= Task instructions =
Look at the data below and print exactly the lines from its first line through the line with "import * as"; the pictures stay out of the copy.

= Source data =
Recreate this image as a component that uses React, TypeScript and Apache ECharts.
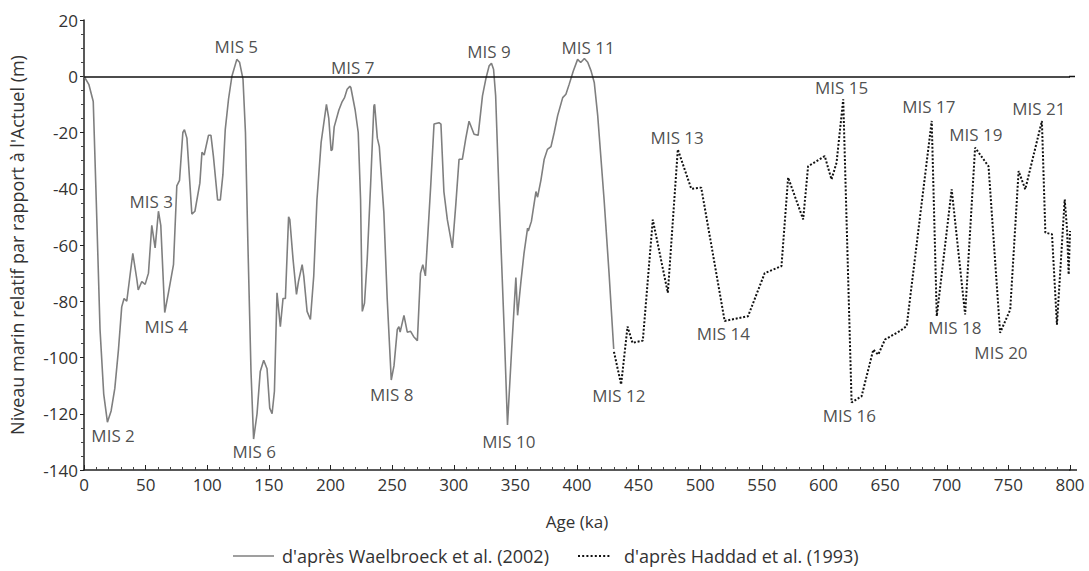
import React, { useEffect, useRef } from "react";
import * as echarts from "echarts";

// Waelbroeck et al. (2002) — age (ka), relative sea level (m)
const waelbroeckAge = [0,4,7.5,10,13,16,19,22,25,28,30.6,32.5,34.7,37,39.6,42.8,44,46.9,49.6,52.3,55,57.7,60.4,62.3,65.5,68.5,72.6,75.3,77.5,80.2,81.5,83.5,87.5,90,94,95.7,97.5,101,103,105,108.4,110.6,112.7,114.6,117.3,120,124,126.2,129,131,133,135.5,137.6,140.4,143,145.8,148.5,150.7,152.6,154.5,156.6,159.3,161.5,163.4,166,167,169.6,172.4,174,177,178.3,181,183.7,186.4,189,192.4,196.7,198.6,200.5,201.5,203,206.8,209.5,211.4,213.5,215.7,216.5,220,222.5,224.4,225.8,227.6,229.8,232.5,235.2,235.8,238,239.6,243.3,246,249.3,251.5,254.2,255.5,256.5,259.6,262.3,265,267.5,270.5,273,274.9,277,281.3,284,288,289.6,292,294.8,298.9,301.6,304.3,307,309.8,312.4,316.5,319.8,323.3,326,328.7,330.6,332.3,334,336.9,341,343.6,347,350.4,351.8,354.5,357,359.9,360.5,363,366.7,368,370.7,373.4,376,378.9,381.5,384.3,388.4,391,393.7,397,400.5,403,406,408.7,411.4,414,416.8,422,426,429.8];
const waelbroeckLevel = [0,-3,-9,-45,-90,-113,-123,-119,-111,-97,-82,-79,-80,-72,-63,-72,-76,-73,-74,-70,-53,-61,-48,-53,-84,-77,-67,-39,-37,-20,-19,-22,-49,-48,-38,-27,-28,-21,-21,-28.5,-44,-44,-35,-19,-8,0,6,5,-1,-20,-60,-105,-129,-120,-105,-101,-104,-118,-120,-112,-77,-89,-79,-79,-50,-51,-65,-77.6,-73,-67,-71,-83.6,-86.5,-71,-44,-23.5,-10,-15,-26.5,-26,-18,-12,-9,-7.6,-4.6,-3.6,-4,-12,-20,-44,-83.6,-80.6,-65,-39,-10.6,-10,-22,-25,-48.5,-79,-108,-103,-90,-89,-91,-85,-91,-90.7,-92.6,-94,-70,-67,-71,-39,-17,-16.5,-17,-41,-51,-61,-46,-29.5,-29.5,-22,-16,-20.6,-21,-7,-1,3.7,4.6,2.5,-7,-44,-91,-124,-97,-71.6,-85,-73,-63,-54,-55,-51.6,-41,-43,-37,-29.5,-26,-25,-20,-14,-7.6,-6.4,-2.8,1.9,6,4.9,6.3,5,1.9,-2.2,-14,-44,-70,-97];

// Haddad et al. (1993)
const haddadAge = [430,435.8,441,445,453.4,461.5,473.7,481.8,492.7,500.8,519.8,538.8,552.3,565.9,571.3,583.5,587.5,601,606.5,610.6,616,622.8,630.9,640.4,644.4,649.9,662,667.5,687.8,691.9,704,714.9,723,733.9,743.3,751.5,758.3,763.7,777.2,780,785.4,789.4,795.7,797.6,798.9,800];
const haddadLevel = [-98,-109.6,-89,-94.8,-94,-51,-77,-26,-40,-39.6,-87,-85.3,-70,-67.5,-36,-50.9,-32,-28.4,-36.7,-30.7,-8.2,-116,-113.8,-97.2,-99,-93.6,-90.6,-88.8,-15.9,-85.3,-40.2,-84.7,-25.4,-32,-91.2,-83,-33.7,-40.2,-15.9,-55.6,-56.2,-88.3,-43.8,-54.4,-70.5,-55];

// Marine isotope stage annotations (anchor in data coordinates)
const misNames = ["MIS 2","MIS 3","MIS 4","MIS 5","MIS 6","MIS 7","MIS 8","MIS 9","MIS 10","MIS 11","MIS 12","MIS 13","MIS 14","MIS 15","MIS 16","MIS 17","MIS 18","MIS 19","MIS 20","MIS 21"];
const misAge = [23.6,54.5,66.7,123.6,138.2,218,249.6,328.5,344.7,409,434,481.3,518.7,614.6,621,685.4,706.5,723.6,744,774.8];
const misLevel = [-127.8,-44.5,-89,10.7,-133.5,3.2,-113,8.9,-130,10.3,-113.5,-21.7,-91.5,-3.9,-120.6,-10.7,-89.3,-20.6,-98.2,-11.4];

const xTicks = { min: 0, max: 800, interval: 50 };
const yTicks = { min: -140, max: 20, interval: 20 };

const SERIES_A = "d'après Waelbroeck et al. (2002)";
const SERIES_B = "d'après Haddad et al. (1993)";
const FONT = "'Open Sans', 'Noto Sans', sans-serif";
const GRAY = "#7f7f7f";
const INK = "#111";

export default function App() {
  const ref = useRef<HTMLDivElement>(null);
  useEffect(() => {
    if (!ref.current) return;
    const chart = echarts.init(ref.current, undefined, { renderer: "svg" });
    const a = waelbroeckAge.map((x, i) => [x, waelbroeckLevel[i]]);
    const b = haddadAge.map((x, i) => [x, haddadLevel[i]]);
    const labels = misNames.map((n, i) => ({ name: n, value: [misAge[i], misLevel[i]] }));
    chart.setOption({
      animation: false,
      backgroundColor: "#ffffff",
      textStyle: { fontFamily: FONT },
      grid: { left: 84, right: 19, top: 20, bottom: 101, containLabel: false },
      xAxis: {
        type: "value",
        min: xTicks.min,
        max: xTicks.max,
        interval: xTicks.interval,
        name: "Age (ka)",
        nameLocation: "middle",
        nameGap: 43,
        nameTextStyle: { fontSize: 17, color: "#333", fontFamily: FONT },
        axisLine: { show: true, onZero: false, lineStyle: { color: "#222", width: 1.5 } },
        axisTick: { show: true, inside: true, length: 5, lineStyle: { color: "#222" } },
        minorTick: { show: true, splitNumber: 5, length: 3, lineStyle: { color: "#444" } },
        axisLabel: { fontSize: 17, color: "#333", margin: 6, fontFamily: FONT },
        splitLine: { show: false },
      },
      yAxis: {
        type: "value",
        min: yTicks.min,
        max: yTicks.max,
        interval: yTicks.interval,
        name: "Niveau marin relatif par rapport à l'Actuel (m)",
        nameLocation: "middle",
        nameGap: 58,
        nameRotate: 90,
        nameTextStyle: { fontSize: 18, color: "#333", fontFamily: FONT },
        axisLine: { show: true, onZero: false, lineStyle: { color: "#222", width: 1.5 } },
        axisTick: { show: true, length: 4, lineStyle: { color: "#222" } },
        minorTick: { show: true, splitNumber: 4, length: 3, lineStyle: { color: "#444" } },
        axisLabel: { fontSize: 17, color: "#333", margin: 6, fontFamily: FONT },
        splitLine: { show: false },
      },
      graphic: [
        // short extensions of the axis line and the zero line past 800 ka
        { type: "line", shape: { x1: 1069, y1: 470, x2: 1077, y2: 470 }, style: { stroke: "#222", lineWidth: 1.5 } },
        { type: "line", shape: { x1: 1069, y1: 76.5, x2: 1075, y2: 76.5 }, style: { stroke: INK, lineWidth: 1.5 } },
        // legend
        { type: "line", shape: { x1: 233, y1: 556, x2: 274, y2: 556 }, style: { stroke: GRAY, lineWidth: 1.6 } },
        { type: "text", x: 282, y: 556, style: { text: SERIES_A, fontSize: 18, fill: "#333", fontFamily: FONT, textVerticalAlign: "middle", verticalAlign: "middle" } },
        { type: "line", shape: { x1: 578, y1: 556, x2: 611, y2: 556 }, style: { stroke: INK, lineWidth: 2, lineDash: [2, 2.2] } },
        { type: "text", x: 624, y: 556, style: { text: SERIES_B, fontSize: 18, fill: "#333", fontFamily: FONT, textVerticalAlign: "middle", verticalAlign: "middle" } },
      ],
      series: [
        {
          name: SERIES_A,
          type: "line",
          data: a,
          symbol: "none",
          lineStyle: { color: GRAY, width: 1.6 },
          itemStyle: { color: GRAY },
          markLine: {
            silent: true,
            symbol: "none",
            label: { show: false },
            lineStyle: { color: INK, width: 1.5, type: "solid" },
            data: [{ yAxis: 0 }],
          },
          z: 3,
        },
        {
          name: SERIES_B,
          type: "line",
          data: b,
          symbol: "none",
          lineStyle: { color: INK, width: 2, type: [2, 1.8] },
          itemStyle: { color: INK },
          z: 3,
        },
        {
          name: "labels",
          type: "scatter",
          data: labels,
          symbolSize: 0,
          silent: true,
          label: {
            show: true,
            position: "inside",
            formatter: "{b}",
            fontSize: 17,
            color: "#222",
            fontFamily: FONT,
          },
          z: 5,
        },
      ],
    });
    return () => chart.dispose();
  }, []);
  return (
    <div
      ref={ref}
      style={{ position: "absolute", left: 0, top: 0, width: 1089, height: 571 }}
    />
  );
}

= Output =
Recreate this image as a component that uses React, TypeScript and Apache ECharts.
import React, { useEffect, useRef } from "react";
import * as echarts from "echarts";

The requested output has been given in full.